Struggle Phase (5 minutes):

Most children simply stacked flat sheets. The towers fell quickly.
Some tried rolling the paper but did not secure it; some crushed it; some gave up after the first fall.

Mini-Lesson / Turning Point:

I asked:
“Why did your tower fall?”
“What shape can help it stand?”

Then I demonstrated one idea—rolling the paper tightly and taping the cylinder.

Second Try:

Children made cylinders, triangles, and combined shapes. Many towers stood much taller.

Evidence:

Before the tip: Only 2 out of 15 towers stood for more than 5 seconds.
After the tip: 11 out of 15 towers stood tall and stable.

A student said, “Round is strong! My tower is like a pillar!”

Takeaway:

Struggle helped children invent shapes. A small hint unlocked understanding of strength and stability.

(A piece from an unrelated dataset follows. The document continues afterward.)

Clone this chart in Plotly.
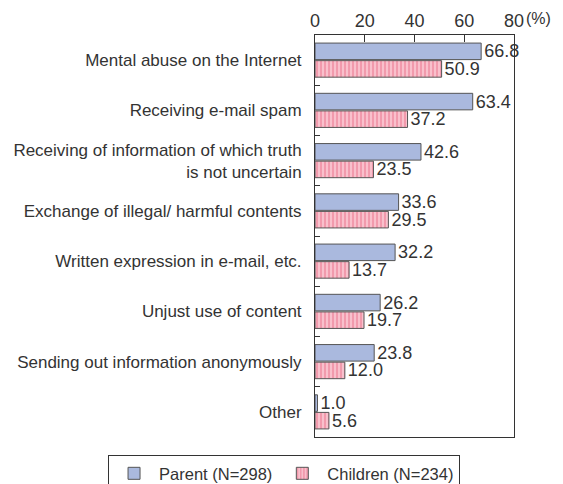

3rd Reflection- The Fast Boat Challenge – Floating and Moving

The Challenge:

Children were given foil, straws, and tape.
Task: “Make a boat that can float AND move when blown.”

Struggle Phase:

Some boats sank, some flipped, and some did not move at all.

Mini-Lesson:

Questions asked:
“What made it sink?”
“What shape helps it float?”

Then I modelled a simple idea—making a flat base and folding the edges upward.

Second Try:

Children made wider bases, lighter shapes, and better “sails.”

Evidence:

Before: 4 out of 20 boats floated and moved.
After: 15 out of 20 boats succeeded.

Child quote: “I made it light, so it zooms!”

Takeaway:

Children learned through mistakes that shape and weight affect floating.